Pittsburgh Paper Asks Court to Unseal Sting Records
The Pittsburgh Tribune-Review has asked a Dauphin County judge to unseal records in the abandoned sting operation that caught Philly Democrats on tape taking cash from a confidential informant.
The motion filed by Strassburger McKenna Gutnick & Gefsky, a Downtown Pittsburgh law firm representing the Trib, said the case “represents a matter of substantial and legitimate public interest and concern.”
“Why shouldn’t the people make their own decision about who is telling the truth in this case, rather than rely on politicians to characterize the information?” said Trib Managing Editor James Cuddy Jr. “People ought to know whether their lawmakers are crooks.”

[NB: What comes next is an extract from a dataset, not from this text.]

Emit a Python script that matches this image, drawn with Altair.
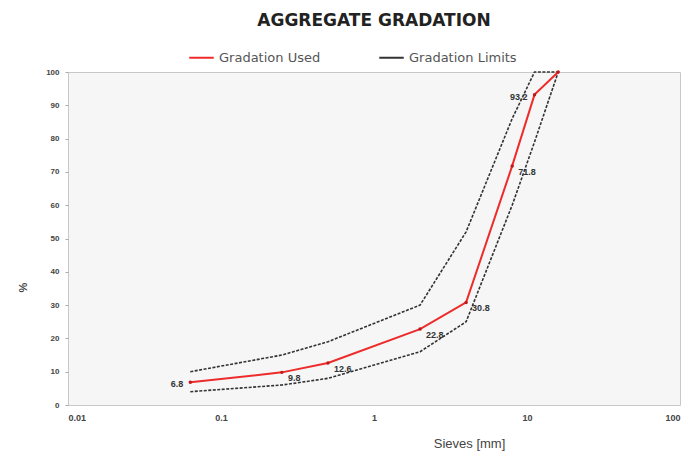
import altair as alt
import pandas as pd

# Sieve sizes (mm) and passing percentages
sieves = [0.063, 0.25, 0.5, 2, 4, 8, 11.2, 16]
used = [6.8, 9.8, 12.6, 22.8, 30.8, 71.8, 93.2, 100.0]
upper = [10, 15, 19, 30, 52, 86, 100, 100]
lower = [4, 6, 8, 16, 25, 60, 79, 100]
label_text = ["6.8", "9.8", "12.6", "22.8", "30.8", "71.8", "93.2", ""]

x_ticks = [0.01, 0.1, 1, 10, 100]
y_ticks = list(range(0, 101, 10))

rows = []
for s, u in zip(sieves, used):
    rows.append({"size": s, "pass": u, "series": "used", "group": "Gradation Used"})
for s, u in zip(sieves, upper):
    rows.append({"size": s, "pass": u, "series": "upper", "group": "Gradation Limits"})
for s, u in zip(sieves, lower):
    rows.append({"size": s, "pass": u, "series": "lower", "group": "Gradation Limits"})
df = pd.DataFrame(rows)

lab = pd.DataFrame({"size": sieves, "pass": used, "label": label_text})

FONT = "Liberation Sans"

xenc = alt.X(
    "size:Q",
    scale=alt.Scale(type="log", domain=[0.01, 100], nice=False),
    axis=alt.Axis(
        values=x_ticks,
        labelExpr="datum.value + ''",
        title="Sieves [mm]",
        titleX=401,
        titleY=38,
        titleAlign="center",
        titleBaseline="middle",
        titleFontSize=13,
        titleFontWeight="normal",
        titleColor="#444",
        labelFontSize=9,
        labelColor="#444",
        labelFontWeight="bold",
        labelOverlap=False,
        grid=False,
        domain=False,
        ticks=False,
        labelPadding=8,
    ),
)
yenc = alt.Y(
    "pass:Q",
    scale=alt.Scale(domain=[0, 100], nice=False),
    axis=alt.Axis(
        values=y_ticks,
        title="%",
        titleX=-40,
        titleY=215,
        titleFontSize=11,
        titleColor="#444",
        titleFontWeight="bold",
        labelFontSize=8,
        labelColor="#444",
        labelFontWeight="bold",
        labelOverlap=False,
        grid=False,
        domain=False,
        tickSize=3,
        tickColor="#aaa",
        labelPadding=6,
    ),
)

color = alt.Color(
    "group:N",
    scale=alt.Scale(domain=["Gradation Used", "Gradation Limits"], range=["#ee2b2b", "#333333"]),
    legend=alt.Legend(
        title=None,
        orient="none",
        legendX=120,
        legendY=-28,
        direction="horizontal",
        symbolType="stroke",
        symbolStrokeWidth=2,
        symbolSize=600,
        labelFontSize=13,
        labelColor="#555",
        labelFont="DejaVu Sans",
        columnPadding=54,
    ),
)

limits = (
    alt.Chart(df)
    .transform_filter("datum.group == 'Gradation Limits'")
    .mark_line(strokeWidth=1.6, strokeDash=[3, 1.5])
    .encode(x=xenc, y=yenc, color=color, detail="series:N")
)
used_line = (
    alt.Chart(df)
    .transform_filter("datum.group == 'Gradation Used'")
    .mark_line(strokeWidth=2)
    .encode(x=xenc, y=yenc, color=color)
)
used_pts = (
    alt.Chart(df)
    .transform_filter("datum.group == 'Gradation Used'")
    .mark_point(filled=True, size=12, color="#c01818", opacity=1)
    .encode(x=xenc, y=yenc)
)

txt_style = dict(fontSize=9, fontWeight="bold", color="#333", font=FONT)
labels_right = (
    alt.Chart(lab)
    .transform_filter("datum.label == '6.8' || datum.label == '93.2'")
    .mark_text(align="right", dx=-7, dy=2, **txt_style)
    .encode(x=xenc, y=yenc, text="label:N")
)
labels_left = (
    alt.Chart(lab)
    .transform_filter("datum.label != '6.8' && datum.label != '93.2' && datum.label != ''")
    .mark_text(align="left", dx=6, dy=6, **txt_style)
    .encode(x=xenc, y=yenc, text="label:N")
)

chart = (
    alt.layer(limits, used_line, used_pts, labels_right, labels_left)
    .properties(
        width=612,
        height=333,
        padding={"left": 60, "top": 64, "right": 3, "bottom": 52},
        autosize=alt.AutoSizeParams(type="none"),
        title=alt.TitleParams(
            "AGGREGATE GRADATION",
            fontSize=17,
            fontWeight="bold",
            font="DejaVu Sans",
            color="#222",
            anchor="middle",
            offset=14,
        ),
        background="white",
    )
    .configure_view(fill="#f6f6f6", stroke="#c8c8c8", strokeWidth=1)
    .configure_axis(labelFont=FONT, titleFont=FONT)
    .configure_axisY(labelOverlap=False)
)

chart.save("out.html", embed_options={"renderer": "svg", "actions": False})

The Inquirer, which originally broke the story, says it will join the Trib with a coalition of other papers:
A broader coalition of news organizations, including The Inquirer, is expected to file a similar motion Wednesday in a move that Inquirer Editor William K. Marimow said was aimed at defending a “bedrock principle.”
“The more that citizens can learn about the nature of the undercover operation and the attorney general’s rationale for sealing the records, the better off citizens will be in terms of an informed public,” Marimow said.
The Philadelphia Daily News; the Associated Press; the Morning Call, in Allentown; the Patriot-News and PennLive.com, in Harrisburg; Lancaster Newspapers, the publishers of the New Era and Journal; the Pittsburgh Post-Gazette; and NBC10 have agreed to join with The Inquirer in a bid to make the material public. The Pennsylvania Freedom of Information Coalition also is expected to join in the filing.
The Inquirer revealed last month that Attorney General Kathleen Kane had abandoned the sting; she said the investigation was undermined by its use of the confidential informant and by its focus on black lawmakers. She has threatened a defamation suit over the paper’s reporting.